■ Problem to solve:
From the very first line of the data to the line containing "(prep.east -| busA);", retype everything exactly, leaving the pictures behind.

>>>>

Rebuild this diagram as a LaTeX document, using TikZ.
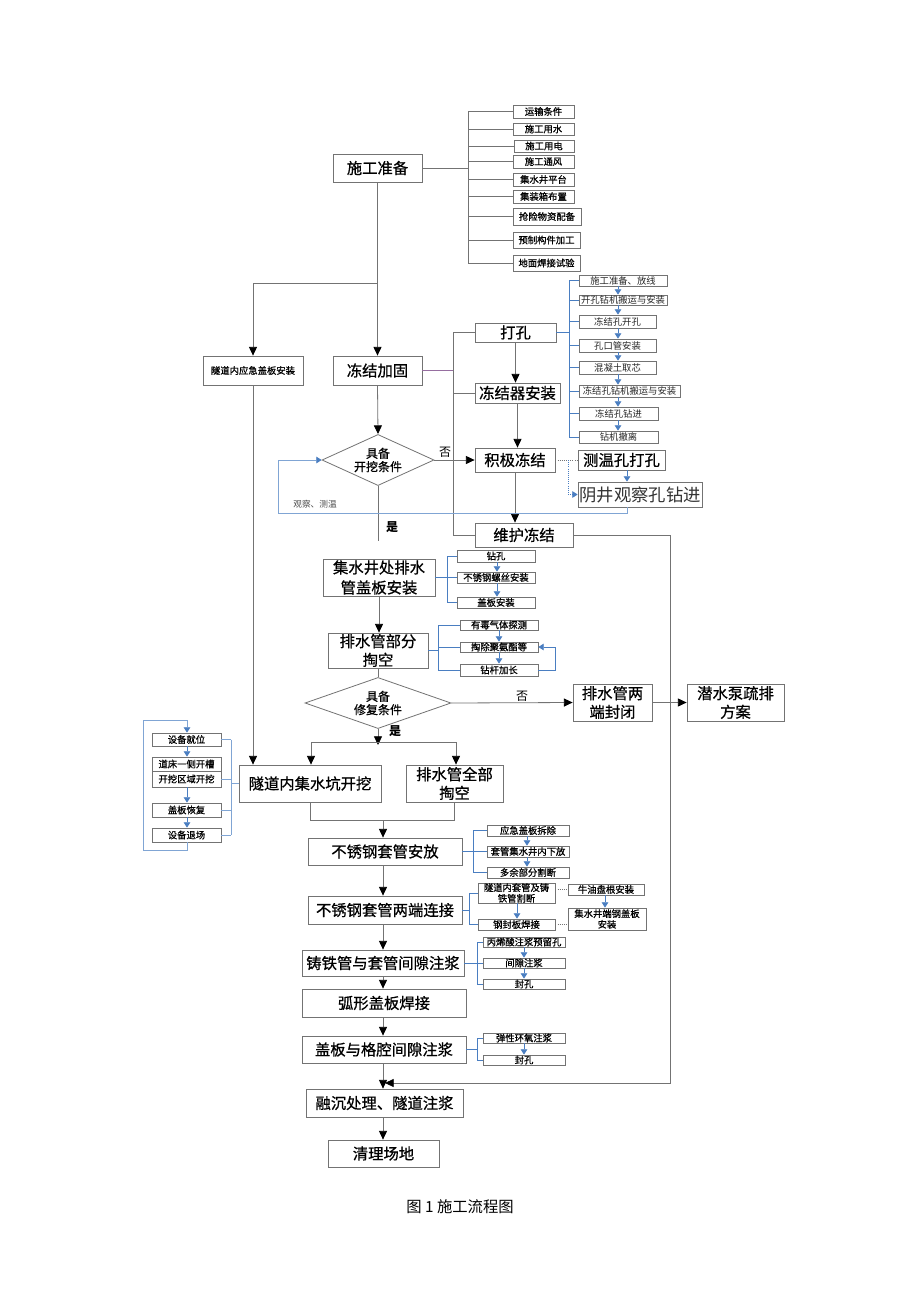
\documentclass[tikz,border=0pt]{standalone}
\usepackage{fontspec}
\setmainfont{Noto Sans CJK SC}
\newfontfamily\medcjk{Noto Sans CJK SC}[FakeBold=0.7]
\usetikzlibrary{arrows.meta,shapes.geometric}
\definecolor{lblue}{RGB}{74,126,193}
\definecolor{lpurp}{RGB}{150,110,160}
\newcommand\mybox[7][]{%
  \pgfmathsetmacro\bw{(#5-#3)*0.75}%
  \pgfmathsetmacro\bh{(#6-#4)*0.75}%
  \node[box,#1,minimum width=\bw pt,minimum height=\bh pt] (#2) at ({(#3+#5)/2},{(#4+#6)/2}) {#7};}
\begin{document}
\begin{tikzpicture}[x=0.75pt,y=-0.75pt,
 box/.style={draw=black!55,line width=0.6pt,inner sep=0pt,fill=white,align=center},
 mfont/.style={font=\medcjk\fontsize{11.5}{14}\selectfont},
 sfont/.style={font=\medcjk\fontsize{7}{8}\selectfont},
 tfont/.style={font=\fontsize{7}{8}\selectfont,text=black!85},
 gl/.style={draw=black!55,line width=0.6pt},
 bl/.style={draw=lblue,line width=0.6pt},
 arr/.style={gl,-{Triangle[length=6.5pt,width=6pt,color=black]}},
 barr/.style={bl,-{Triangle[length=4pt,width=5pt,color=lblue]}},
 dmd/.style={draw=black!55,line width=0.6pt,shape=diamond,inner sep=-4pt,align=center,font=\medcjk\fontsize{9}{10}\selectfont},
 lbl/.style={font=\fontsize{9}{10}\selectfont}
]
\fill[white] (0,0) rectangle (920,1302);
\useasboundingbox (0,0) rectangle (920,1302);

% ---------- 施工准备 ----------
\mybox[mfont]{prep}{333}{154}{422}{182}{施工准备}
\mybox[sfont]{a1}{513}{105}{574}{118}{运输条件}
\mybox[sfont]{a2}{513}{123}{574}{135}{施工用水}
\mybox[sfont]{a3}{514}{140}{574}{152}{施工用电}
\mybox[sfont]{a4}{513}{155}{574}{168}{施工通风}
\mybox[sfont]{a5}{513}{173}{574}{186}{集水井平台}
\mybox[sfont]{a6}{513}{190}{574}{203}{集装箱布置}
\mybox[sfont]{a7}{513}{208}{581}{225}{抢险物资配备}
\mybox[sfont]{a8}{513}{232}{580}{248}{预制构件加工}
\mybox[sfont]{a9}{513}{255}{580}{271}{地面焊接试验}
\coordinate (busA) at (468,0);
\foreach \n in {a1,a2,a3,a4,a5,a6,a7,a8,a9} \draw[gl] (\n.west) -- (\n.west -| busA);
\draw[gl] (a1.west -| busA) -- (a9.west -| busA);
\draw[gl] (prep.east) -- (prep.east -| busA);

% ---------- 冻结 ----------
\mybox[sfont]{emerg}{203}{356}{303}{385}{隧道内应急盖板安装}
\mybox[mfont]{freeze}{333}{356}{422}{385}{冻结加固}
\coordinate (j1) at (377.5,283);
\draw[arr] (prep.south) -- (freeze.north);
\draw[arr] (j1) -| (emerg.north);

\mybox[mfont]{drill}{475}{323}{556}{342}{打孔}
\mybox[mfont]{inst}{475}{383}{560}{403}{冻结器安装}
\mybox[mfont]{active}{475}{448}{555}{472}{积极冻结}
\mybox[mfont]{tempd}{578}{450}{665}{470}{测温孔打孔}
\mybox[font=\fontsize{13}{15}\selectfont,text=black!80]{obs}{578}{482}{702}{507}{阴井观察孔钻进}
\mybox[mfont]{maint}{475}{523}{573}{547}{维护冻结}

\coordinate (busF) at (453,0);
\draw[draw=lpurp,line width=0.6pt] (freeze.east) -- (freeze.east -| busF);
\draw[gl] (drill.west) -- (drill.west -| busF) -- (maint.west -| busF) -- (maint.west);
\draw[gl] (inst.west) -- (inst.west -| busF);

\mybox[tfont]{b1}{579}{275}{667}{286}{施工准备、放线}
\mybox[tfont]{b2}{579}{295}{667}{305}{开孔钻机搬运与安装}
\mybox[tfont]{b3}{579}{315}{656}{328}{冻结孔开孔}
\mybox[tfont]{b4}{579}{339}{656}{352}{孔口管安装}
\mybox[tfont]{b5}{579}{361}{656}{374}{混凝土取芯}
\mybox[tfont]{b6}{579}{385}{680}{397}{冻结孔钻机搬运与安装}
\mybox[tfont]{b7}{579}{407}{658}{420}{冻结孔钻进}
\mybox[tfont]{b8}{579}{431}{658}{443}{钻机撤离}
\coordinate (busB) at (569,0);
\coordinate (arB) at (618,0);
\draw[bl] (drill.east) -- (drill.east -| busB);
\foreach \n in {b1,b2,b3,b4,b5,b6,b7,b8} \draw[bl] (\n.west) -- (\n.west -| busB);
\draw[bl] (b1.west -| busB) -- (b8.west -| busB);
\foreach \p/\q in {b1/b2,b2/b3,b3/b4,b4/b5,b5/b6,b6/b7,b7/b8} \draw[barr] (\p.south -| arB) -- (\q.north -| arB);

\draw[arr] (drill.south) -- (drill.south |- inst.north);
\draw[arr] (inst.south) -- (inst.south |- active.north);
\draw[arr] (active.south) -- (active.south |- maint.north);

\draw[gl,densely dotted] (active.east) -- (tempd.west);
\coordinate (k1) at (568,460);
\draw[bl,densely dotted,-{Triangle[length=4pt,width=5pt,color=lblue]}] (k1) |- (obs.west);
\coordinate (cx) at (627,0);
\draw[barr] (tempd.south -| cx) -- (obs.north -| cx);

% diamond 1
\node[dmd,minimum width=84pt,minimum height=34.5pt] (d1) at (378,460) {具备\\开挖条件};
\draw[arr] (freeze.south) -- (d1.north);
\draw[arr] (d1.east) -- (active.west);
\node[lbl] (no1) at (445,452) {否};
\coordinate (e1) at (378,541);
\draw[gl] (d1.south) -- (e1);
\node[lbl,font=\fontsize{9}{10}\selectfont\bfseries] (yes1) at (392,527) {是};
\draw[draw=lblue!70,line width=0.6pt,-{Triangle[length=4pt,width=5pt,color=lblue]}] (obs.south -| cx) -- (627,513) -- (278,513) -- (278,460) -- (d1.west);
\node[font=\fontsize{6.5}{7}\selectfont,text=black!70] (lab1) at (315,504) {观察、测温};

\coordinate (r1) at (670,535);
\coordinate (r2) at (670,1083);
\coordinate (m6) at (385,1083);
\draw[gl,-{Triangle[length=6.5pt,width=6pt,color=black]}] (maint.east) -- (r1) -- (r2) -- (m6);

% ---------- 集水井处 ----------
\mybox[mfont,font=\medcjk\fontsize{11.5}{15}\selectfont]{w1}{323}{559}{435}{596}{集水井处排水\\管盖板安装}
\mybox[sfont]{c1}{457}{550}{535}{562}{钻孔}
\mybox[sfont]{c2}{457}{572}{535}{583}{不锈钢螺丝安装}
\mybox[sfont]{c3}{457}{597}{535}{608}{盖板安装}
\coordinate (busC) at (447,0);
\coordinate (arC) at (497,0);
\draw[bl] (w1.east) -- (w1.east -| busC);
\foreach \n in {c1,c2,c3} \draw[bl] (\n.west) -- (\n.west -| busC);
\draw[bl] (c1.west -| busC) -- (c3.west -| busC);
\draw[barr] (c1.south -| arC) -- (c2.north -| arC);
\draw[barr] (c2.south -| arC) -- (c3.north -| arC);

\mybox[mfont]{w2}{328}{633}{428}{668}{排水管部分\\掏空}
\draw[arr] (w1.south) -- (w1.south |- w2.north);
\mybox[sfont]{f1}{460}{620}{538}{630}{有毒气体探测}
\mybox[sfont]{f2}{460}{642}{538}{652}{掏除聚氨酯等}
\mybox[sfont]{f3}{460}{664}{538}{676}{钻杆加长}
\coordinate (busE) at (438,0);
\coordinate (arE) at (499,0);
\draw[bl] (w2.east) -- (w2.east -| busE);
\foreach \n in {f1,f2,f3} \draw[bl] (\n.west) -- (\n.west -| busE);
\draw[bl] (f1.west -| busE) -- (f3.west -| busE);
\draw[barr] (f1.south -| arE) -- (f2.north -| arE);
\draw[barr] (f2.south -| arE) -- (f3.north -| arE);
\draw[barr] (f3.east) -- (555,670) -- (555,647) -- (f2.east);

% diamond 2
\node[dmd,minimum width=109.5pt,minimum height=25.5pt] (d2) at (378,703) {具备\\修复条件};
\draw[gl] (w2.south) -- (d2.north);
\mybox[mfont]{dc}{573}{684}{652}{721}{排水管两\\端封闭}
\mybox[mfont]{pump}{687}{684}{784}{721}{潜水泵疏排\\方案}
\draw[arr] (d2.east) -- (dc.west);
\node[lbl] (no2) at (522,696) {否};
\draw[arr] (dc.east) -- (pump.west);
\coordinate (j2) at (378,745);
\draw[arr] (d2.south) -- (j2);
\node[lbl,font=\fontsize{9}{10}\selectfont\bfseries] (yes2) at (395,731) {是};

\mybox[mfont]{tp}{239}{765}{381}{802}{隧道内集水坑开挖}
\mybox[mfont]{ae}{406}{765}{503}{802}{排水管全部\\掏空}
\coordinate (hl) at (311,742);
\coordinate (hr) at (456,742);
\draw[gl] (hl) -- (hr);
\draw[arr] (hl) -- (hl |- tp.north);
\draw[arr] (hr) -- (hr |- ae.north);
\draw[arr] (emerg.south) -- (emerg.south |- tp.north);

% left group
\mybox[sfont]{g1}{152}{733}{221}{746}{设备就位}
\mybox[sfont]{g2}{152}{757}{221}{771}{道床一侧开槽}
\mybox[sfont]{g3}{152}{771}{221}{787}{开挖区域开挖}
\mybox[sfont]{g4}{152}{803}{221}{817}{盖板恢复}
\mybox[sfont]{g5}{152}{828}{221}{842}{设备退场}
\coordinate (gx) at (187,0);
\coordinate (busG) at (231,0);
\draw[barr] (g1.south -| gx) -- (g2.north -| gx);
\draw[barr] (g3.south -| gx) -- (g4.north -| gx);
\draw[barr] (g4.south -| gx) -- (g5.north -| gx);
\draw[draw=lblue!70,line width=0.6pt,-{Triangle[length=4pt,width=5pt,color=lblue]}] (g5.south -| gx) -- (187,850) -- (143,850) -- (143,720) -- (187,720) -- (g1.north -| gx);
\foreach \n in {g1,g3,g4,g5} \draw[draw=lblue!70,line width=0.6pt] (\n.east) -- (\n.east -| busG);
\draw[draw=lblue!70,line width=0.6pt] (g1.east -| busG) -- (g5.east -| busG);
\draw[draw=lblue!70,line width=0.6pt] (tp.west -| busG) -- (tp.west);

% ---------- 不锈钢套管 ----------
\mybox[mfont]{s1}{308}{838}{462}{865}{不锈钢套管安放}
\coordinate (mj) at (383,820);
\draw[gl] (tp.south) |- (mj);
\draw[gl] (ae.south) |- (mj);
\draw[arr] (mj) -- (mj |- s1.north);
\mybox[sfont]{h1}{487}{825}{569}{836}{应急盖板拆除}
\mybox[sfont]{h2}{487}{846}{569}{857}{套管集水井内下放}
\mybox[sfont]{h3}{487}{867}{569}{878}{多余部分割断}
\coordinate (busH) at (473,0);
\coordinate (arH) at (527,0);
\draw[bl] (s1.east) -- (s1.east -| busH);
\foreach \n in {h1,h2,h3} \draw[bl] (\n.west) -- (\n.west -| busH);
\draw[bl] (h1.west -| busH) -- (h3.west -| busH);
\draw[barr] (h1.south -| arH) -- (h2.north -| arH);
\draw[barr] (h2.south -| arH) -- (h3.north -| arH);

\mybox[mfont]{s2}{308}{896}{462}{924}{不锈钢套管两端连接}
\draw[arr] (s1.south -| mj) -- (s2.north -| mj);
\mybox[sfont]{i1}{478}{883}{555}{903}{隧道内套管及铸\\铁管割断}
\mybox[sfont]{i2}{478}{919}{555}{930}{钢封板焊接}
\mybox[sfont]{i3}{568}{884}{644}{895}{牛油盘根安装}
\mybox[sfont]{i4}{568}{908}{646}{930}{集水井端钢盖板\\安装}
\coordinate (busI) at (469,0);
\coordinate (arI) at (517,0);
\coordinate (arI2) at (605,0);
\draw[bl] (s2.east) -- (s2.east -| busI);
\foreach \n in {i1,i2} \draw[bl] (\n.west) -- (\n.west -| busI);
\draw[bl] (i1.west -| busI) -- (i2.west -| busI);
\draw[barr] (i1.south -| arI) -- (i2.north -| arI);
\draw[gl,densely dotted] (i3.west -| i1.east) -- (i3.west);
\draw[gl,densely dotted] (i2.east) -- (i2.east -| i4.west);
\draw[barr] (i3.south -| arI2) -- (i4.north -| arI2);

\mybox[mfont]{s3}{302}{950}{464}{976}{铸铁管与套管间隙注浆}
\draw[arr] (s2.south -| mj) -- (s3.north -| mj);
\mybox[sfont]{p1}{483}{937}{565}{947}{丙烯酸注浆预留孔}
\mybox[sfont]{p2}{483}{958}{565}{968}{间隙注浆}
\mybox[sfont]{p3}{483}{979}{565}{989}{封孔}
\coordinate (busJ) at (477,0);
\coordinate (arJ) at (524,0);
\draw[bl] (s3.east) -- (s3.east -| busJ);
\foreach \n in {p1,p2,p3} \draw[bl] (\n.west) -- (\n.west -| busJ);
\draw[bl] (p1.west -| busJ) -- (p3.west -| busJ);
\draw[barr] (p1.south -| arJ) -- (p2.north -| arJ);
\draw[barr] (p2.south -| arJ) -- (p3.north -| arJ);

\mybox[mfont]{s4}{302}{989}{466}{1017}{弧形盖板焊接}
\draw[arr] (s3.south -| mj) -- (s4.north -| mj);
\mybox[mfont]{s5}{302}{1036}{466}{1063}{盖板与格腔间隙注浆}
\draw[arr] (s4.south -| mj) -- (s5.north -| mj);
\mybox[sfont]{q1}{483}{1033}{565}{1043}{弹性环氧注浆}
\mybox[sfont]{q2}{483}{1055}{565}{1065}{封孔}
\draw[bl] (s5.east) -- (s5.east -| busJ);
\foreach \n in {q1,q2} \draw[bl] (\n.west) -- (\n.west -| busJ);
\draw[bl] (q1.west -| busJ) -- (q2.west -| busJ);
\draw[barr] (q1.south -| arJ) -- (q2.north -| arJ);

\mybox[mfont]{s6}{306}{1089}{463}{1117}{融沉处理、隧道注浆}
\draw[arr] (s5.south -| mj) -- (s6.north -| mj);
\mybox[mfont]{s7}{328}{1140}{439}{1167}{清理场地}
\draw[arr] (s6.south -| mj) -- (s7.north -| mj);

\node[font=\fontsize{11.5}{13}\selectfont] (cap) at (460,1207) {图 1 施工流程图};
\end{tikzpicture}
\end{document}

<<<<

■ Result of the exercise:
Rebuild this diagram as a LaTeX document, using TikZ.
\documentclass[tikz,border=0pt]{standalone}
\usepackage{fontspec}
\setmainfont{Noto Sans CJK SC}
\newfontfamily\medcjk{Noto Sans CJK SC}[FakeBold=0.7]
\usetikzlibrary{arrows.meta,shapes.geometric}
\definecolor{lblue}{RGB}{74,126,193}
\definecolor{lpurp}{RGB}{150,110,160}
\newcommand\mybox[7][]{%
  \pgfmathsetmacro\bw{(#5-#3)*0.75}%
  \pgfmathsetmacro\bh{(#6-#4)*0.75}%
  \node[box,#1,minimum width=\bw pt,minimum height=\bh pt] (#2) at ({(#3+#5)/2},{(#4+#6)/2}) {#7};}
\begin{document}
\begin{tikzpicture}[x=0.75pt,y=-0.75pt,
 box/.style={draw=black!55,line width=0.6pt,inner sep=0pt,fill=white,align=center},
 mfont/.style={font=\medcjk\fontsize{11.5}{14}\selectfont},
 sfont/.style={font=\medcjk\fontsize{7}{8}\selectfont},
 tfont/.style={font=\fontsize{7}{8}\selectfont,text=black!85},
 gl/.style={draw=black!55,line width=0.6pt},
 bl/.style={draw=lblue,line width=0.6pt},
 arr/.style={gl,-{Triangle[length=6.5pt,width=6pt,color=black]}},
 barr/.style={bl,-{Triangle[length=4pt,width=5pt,color=lblue]}},
 dmd/.style={draw=black!55,line width=0.6pt,shape=diamond,inner sep=-4pt,align=center,font=\medcjk\fontsize{9}{10}\selectfont},
 lbl/.style={font=\fontsize{9}{10}\selectfont}
]
\fill[white] (0,0) rectangle (920,1302);
\useasboundingbox (0,0) rectangle (920,1302);

% ---------- 施工准备 ----------
\mybox[mfont]{prep}{333}{154}{422}{182}{施工准备}
\mybox[sfont]{a1}{513}{105}{574}{118}{运输条件}
\mybox[sfont]{a2}{513}{123}{574}{135}{施工用水}
\mybox[sfont]{a3}{514}{140}{574}{152}{施工用电}
\mybox[sfont]{a4}{513}{155}{574}{168}{施工通风}
\mybox[sfont]{a5}{513}{173}{574}{186}{集水井平台}
\mybox[sfont]{a6}{513}{190}{574}{203}{集装箱布置}
\mybox[sfont]{a7}{513}{208}{581}{225}{抢险物资配备}
\mybox[sfont]{a8}{513}{232}{580}{248}{预制构件加工}
\mybox[sfont]{a9}{513}{255}{580}{271}{地面焊接试验}
\coordinate (busA) at (468,0);
\foreach \n in {a1,a2,a3,a4,a5,a6,a7,a8,a9} \draw[gl] (\n.west) -- (\n.west -| busA);
\draw[gl] (a1.west -| busA) -- (a9.west -| busA);
\draw[gl] (prep.east) -- (prep.east -| busA);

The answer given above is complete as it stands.